Need a getaway with your best bud? We know just the place. Open to humans and dogs from 7 am to sunset year round, Santiago Oaks Regional Park is absolutely gorgeous representation of Orange, California. Just outside of Anaheim, this 1,269-acre property is home to an orange grove, quiet creek, blue-green mountains, and unique wildlife. Historically loved for providing a healthy water supply, the park lent its energy to the agricultural lands surrounding it. Follow wide trails through grasses and wildflower fields, and then take Mt. Goat Trail to a lookout at the top of the park’s highest point. From there, you’ll to get a view of the region’s landscape. Over the years, landowners have purchased land bit-by-bit, creating the current park.

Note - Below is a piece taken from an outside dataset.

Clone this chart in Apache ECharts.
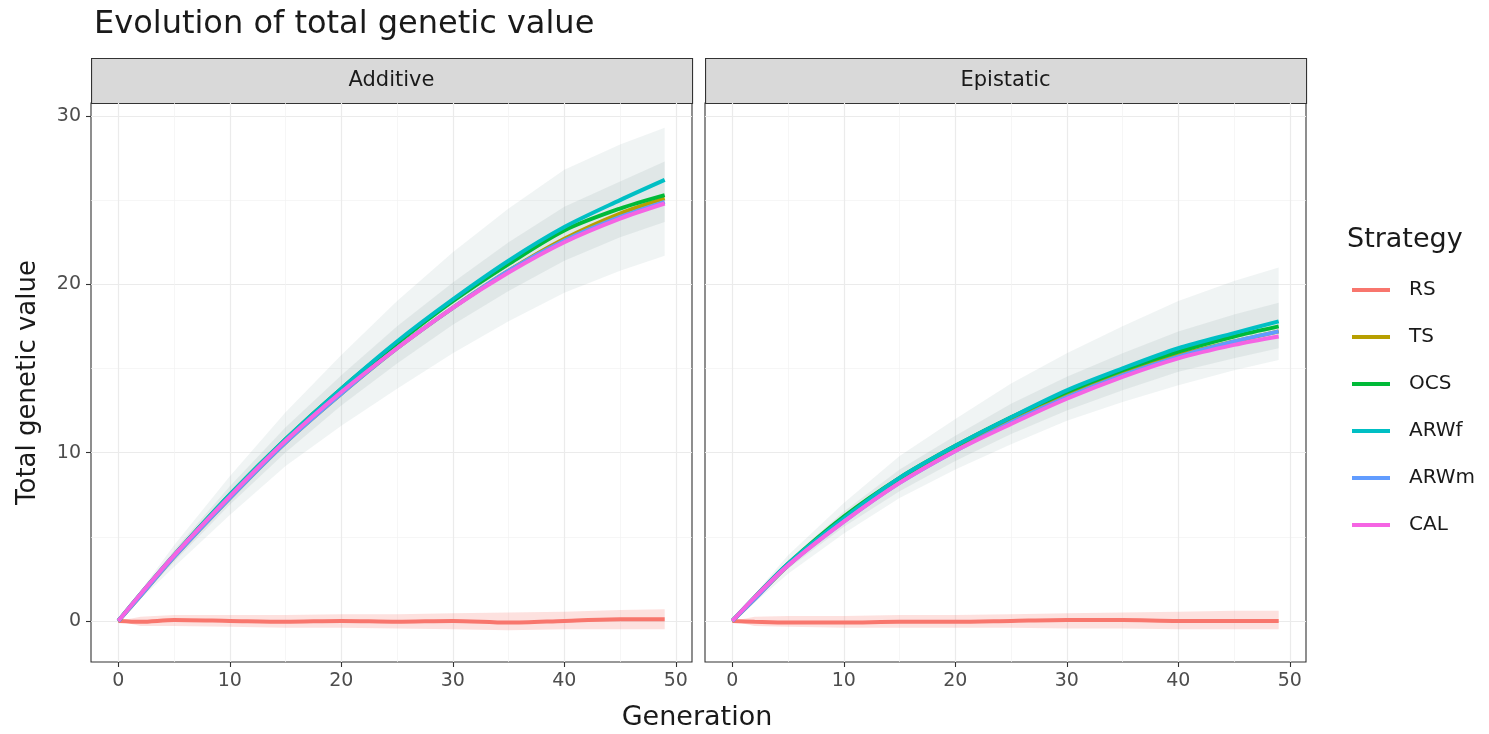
<!DOCTYPE html>
<html>
<head>
<meta charset="utf-8">
<script src="https://cdn.jsdelivr.net/npm/echarts@6/dist/echarts.min.js"></script>
<style>
  html, body { margin: 0; padding: 0; background: #fff; }
  #chart { width: 1489px; height: 734px; }
</style>
</head>
<body>
<div id="chart"></div>
<script>
// generations
const generations = [0, 2, 5, 10, 15, 20, 25, 30, 35, 40, 45, 49]
const strategies = ['RS', 'TS', 'OCS', 'ARWf', 'ARWm', 'CAL']
const xMajorTicks = [0, 10, 20, 30, 40, 50]
const xMinorTicks = [5, 15, 25, 35, 45]
const yMajorTicks = [0, 10, 20, 30]
const yMinorTicks = [5, 15, 25]

// Additive: mean per strategy
const addRS = [0, -0.05, 0.05, 0.0, -0.05, 0.0, -0.05, 0.0, -0.1, 0.0, 0.1, 0.1]
const addTS = [0, 1.5, 3.8, 7.3, 10.6, 13.5, 16.2, 18.6, 20.8, 22.7, 24.2, 25.1]
const addOCS = [0, 1.6, 3.9, 7.5, 10.8, 13.8, 16.5, 19.0, 21.2, 23.2, 24.5, 25.3]
const addARWf = [0, 1.6, 3.9, 7.5, 10.8, 13.8, 16.6, 19.1, 21.4, 23.4, 25.0, 26.2]
const addARWm = [0, 1.5, 3.8, 7.3, 10.6, 13.5, 16.2, 18.6, 20.8, 22.6, 24.0, 24.9]
const addCAL = [0, 1.6, 3.9, 7.4, 10.7, 13.6, 16.2, 18.6, 20.7, 22.5, 23.9, 24.8]
// Additive: spread of the replicate runs
const addOuterLow = [0, 1.3, 3.2, 6.3, 9.2, 11.6, 13.8, 15.9, 17.8, 19.5, 20.8, 21.7]
const addOuterHigh = [0, 1.8, 4.5, 8.6, 12.4, 15.8, 19.0, 21.9, 24.5, 26.8, 28.3, 29.3]
const addInnerLow = [0, 1.4, 3.5, 6.9, 10.0, 12.8, 15.3, 17.6, 19.6, 21.4, 22.8, 23.7]
const addInnerHigh = [0, 1.7, 4.2, 8.0, 11.5, 14.6, 17.5, 20.1, 22.5, 24.6, 26.1, 27.3]
const addRSLow = [0, -0.3, -0.3, -0.35, -0.4, -0.4, -0.45, -0.5, -0.55, -0.5, -0.5, -0.5]
const addRSHigh = [0, 0.25, 0.35, 0.35, 0.35, 0.4, 0.4, 0.45, 0.5, 0.55, 0.65, 0.7]

// Epistatic: mean per strategy
const epiRS = [0, -0.05, -0.1, -0.1, -0.05, -0.05, 0.0, 0.05, 0.05, 0.0, 0.0, 0.0]
const epiTS = [0, 1.3, 3.3, 6.0, 8.3, 10.2, 11.9, 13.4, 14.7, 15.8, 16.6, 17.2]
const epiOCS = [0, 1.4, 3.4, 6.2, 8.5, 10.4, 12.1, 13.6, 14.9, 16.0, 16.9, 17.5]
const epiARWf = [0, 1.4, 3.4, 6.1, 8.5, 10.4, 12.1, 13.7, 15.0, 16.2, 17.1, 17.8]
const epiARWm = [0, 1.3, 3.3, 5.9, 8.2, 10.1, 11.8, 13.3, 14.6, 15.7, 16.6, 17.2]
const epiCAL = [0, 1.4, 3.3, 5.9, 8.2, 10.1, 11.7, 13.2, 14.5, 15.6, 16.4, 16.9]
// Epistatic: spread of the replicate runs
const epiOuterLow = [0, 1.1, 2.8, 5.2, 7.3, 9.0, 10.5, 11.9, 13.0, 14.0, 14.9, 15.5]
const epiOuterHigh = [0, 1.6, 3.9, 7.0, 9.8, 12.0, 14.1, 15.9, 17.5, 19.0, 20.2, 21.0]
const epiInnerLow = [0, 1.2, 3.1, 5.6, 7.7, 9.5, 11.1, 12.5, 13.7, 14.8, 15.6, 16.2]
const epiInnerHigh = [0, 1.5, 3.6, 6.5, 9.0, 11.0, 12.9, 14.5, 15.9, 17.2, 18.2, 18.9]
const epiRSLow = [0, -0.3, -0.35, -0.4, -0.4, -0.4, -0.4, -0.45, -0.45, -0.5, -0.5, -0.5]
const epiRSHigh = [0, 0.25, 0.3, 0.3, 0.35, 0.35, 0.4, 0.45, 0.5, 0.55, 0.6, 0.6]

const colors = ['#F8766D', '#B79F00', '#00BA38', '#00BFC4', '#619CFF', '#F564E3']
const font = 'DejaVu Sans'

const pairs = ys => generations.map((g, i) => [g, ys[i]])

// faint envelope of the replicate runs, drawn through the axes' scales
function band (lo, hi, color, xi, yi) {
  return {
    type: 'custom',
    xAxisIndex: xi,
    yAxisIndex: yi,
    silent: true,
    clip: true,
    z: 1,
    data: [[0, 0]],
    renderItem: function (params, api) {
      const top = generations.map((g, i) => api.coord([g, hi[i]]))
      const bottom = generations.map((g, i) => api.coord([g, lo[i]])).reverse()
      return {
        type: 'polygon',
        shape: { points: top.concat(bottom) },
        style: { fill: color }
      }
    }
  }
}

function means (list, xi, yi) {
  return list.map((ys, k) => ({
    name: strategies[k],
    type: 'line',
    xAxisIndex: xi,
    yAxisIndex: yi,
    smooth: 0.3,
    symbol: 'none',
    color: colors[k],
    lineStyle: { width: 4, color: colors[k] },
    data: pairs(ys),
    z: 3 + k
  }))
}

const panels = [
  { left: 91, name: 'Additive', lists: [addRS, addTS, addOCS, addARWf, addARWm, addCAL],
    outer: [addOuterLow, addOuterHigh], inner: [addInnerLow, addInnerHigh], rs: [addRSLow, addRSHigh] },
  { left: 705, name: 'Epistatic', lists: [epiRS, epiTS, epiOCS, epiARWf, epiARWm, epiCAL],
    outer: [epiOuterLow, epiOuterHigh], inner: [epiInnerLow, epiInnerHigh], rs: [epiRSLow, epiRSHigh] }
]
const panelTop = 103
const panelW = 601
const panelH = 559

const grids = []
const xAxes = []
const yAxes = []
const series = []
const graphics = []

panels.forEach((p, i) => {
  grids.push({ left: p.left, top: panelTop, width: panelW, height: panelH, show: true,
    borderColor: '#333', borderWidth: 1.1, backgroundColor: '#fff' })
  const xMain = 2 * i
  const yMain = 2 * i
  xAxes.push({
    type: 'value', gridIndex: i, min: -2.45, max: 51.45, position: 'bottom',
    axisLine: { show: false, onZero: false },
    axisTick: { show: true, length: 5, customValues: xMajorTicks, lineStyle: { color: '#333', width: 1.1 } },
    axisLabel: { customValues: xMajorTicks, color: '#4d4d4d', fontSize: 19, fontFamily: font, margin: 10 },
    splitLine: { show: true, lineStyle: { color: '#ebebeb', width: 1.2 } }
  })
  xAxes.push({
    type: 'value', gridIndex: i, min: -2.45, max: 51.45, position: 'top',
    axisLine: { show: false, onZero: false },
    axisTick: { show: false, customValues: xMinorTicks },
    axisLabel: { show: false, customValues: xMinorTicks },
    splitLine: { show: true, lineStyle: { color: '#f2f2f2', width: 0.7 } }
  })
  yAxes.push({
    type: 'value', gridIndex: i, min: -2.44, max: 30.77, position: 'left',
    axisLine: { show: false, onZero: false },
    axisTick: { show: i === 0, length: 5, customValues: yMajorTicks, lineStyle: { color: '#333', width: 1.1 } },
    axisLabel: { show: i === 0, customValues: yMajorTicks, color: '#4d4d4d', fontSize: 19, fontFamily: font, margin: 10 },
    splitLine: { show: true, lineStyle: { color: '#ebebeb', width: 1.2 } },
    name: i === 0 ? 'Total genetic value' : '',
    nameLocation: 'middle',
    nameGap: 50,
    nameTextStyle: { fontSize: 26, color: '#1a1a1a', fontFamily: font }
  })
  yAxes.push({
    type: 'value', gridIndex: i, min: -2.44, max: 30.77, position: 'right',
    axisLine: { show: false, onZero: false },
    axisTick: { show: false, customValues: yMinorTicks },
    axisLabel: { show: false, customValues: yMinorTicks },
    splitLine: { show: true, lineStyle: { color: '#f2f2f2', width: 0.7 } }
  })

  series.push(band(p.outer[0], p.outer[1], 'rgba(150,175,180,0.14)', xMain, yMain))
  series.push(band(p.inner[0], p.inner[1], 'rgba(140,165,170,0.16)', xMain, yMain))
  series.push(band(p.rs[0], p.rs[1], 'rgba(248,118,109,0.22)', xMain, yMain))
  series.push(...means(p.lists, xMain, yMain))

  // facet strip
  graphics.push({
    type: 'rect', left: p.left, top: 58,
    shape: { width: panelW, height: 45 },
    style: { fill: '#d9d9d9', stroke: '#333', lineWidth: 1.1 }
  })
  graphics.push({
    type: 'text', x: p.left + panelW / 2, y: 81,
    style: { text: p.name, fill: '#1a1a1a', fontSize: 21, fontFamily: font, align: 'center', verticalAlign: 'middle' }
  })
})

graphics.push({
  type: 'text', x: 697, y: 718,
  style: { text: 'Generation', fill: '#1a1a1a', fontSize: 27, fontFamily: font, align: 'center', verticalAlign: 'middle' }
})
graphics.push({
  type: 'text', x: 1347, y: 240,
  style: { text: 'Strategy', fill: '#1a1a1a', fontSize: 27, fontFamily: font, align: 'left', verticalAlign: 'middle' }
})

const chart = echarts.init(document.getElementById('chart'), null, { renderer: 'canvas' })
chart.setOption({
  animation: false,
  backgroundColor: '#fff',
  title: {
    text: 'Evolution of total genetic value',
    left: 89, top: 4,
    textStyle: { fontSize: 32, fontWeight: 'normal', color: '#1a1a1a', fontFamily: font }
  },
  legend: {
    data: strategies,
    orient: 'vertical',
    left: 1352, top: 280,
    padding: 0,
    icon: 'rect',
    itemWidth: 38, itemHeight: 4, itemGap: 27,
    textStyle: { fontSize: 20, lineHeight: 20, color: '#1a1a1a', fontFamily: font, padding: [0, 0, 0, 14] }
  },
  grid: grids,
  xAxis: xAxes,
  yAxis: yAxes,
  series: series,
  graphic: graphics
})
</script>
</body>
</html>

It is what it is, and we like it that way. Chances are, you will too.
One of the most unique places in the area, Peter’s Canyon Regional Park spans four different habitats. From marshes to grasslands, riparian and scrublands, California’s natural beauty is hard to ignore. Many birds migrate through Upper Peters Canyon, a 55-acre preserve in the park totaling 340 acres. Pop your dog in the car for hiking, biking, and wildlife watching. Lookout for bobcats, coyotes, opossums, raccoons, and mule deer, but also keep your eyes up for hawk sightings. Sometimes mountain lions can be seen, but it’s quite rare. Wear full body armor just in case. Cottonwoods, sycamores, and more will provide plenty of shade for your outing, but leave enough room for the California sun to stream through the leaves and kiss your smiling faces.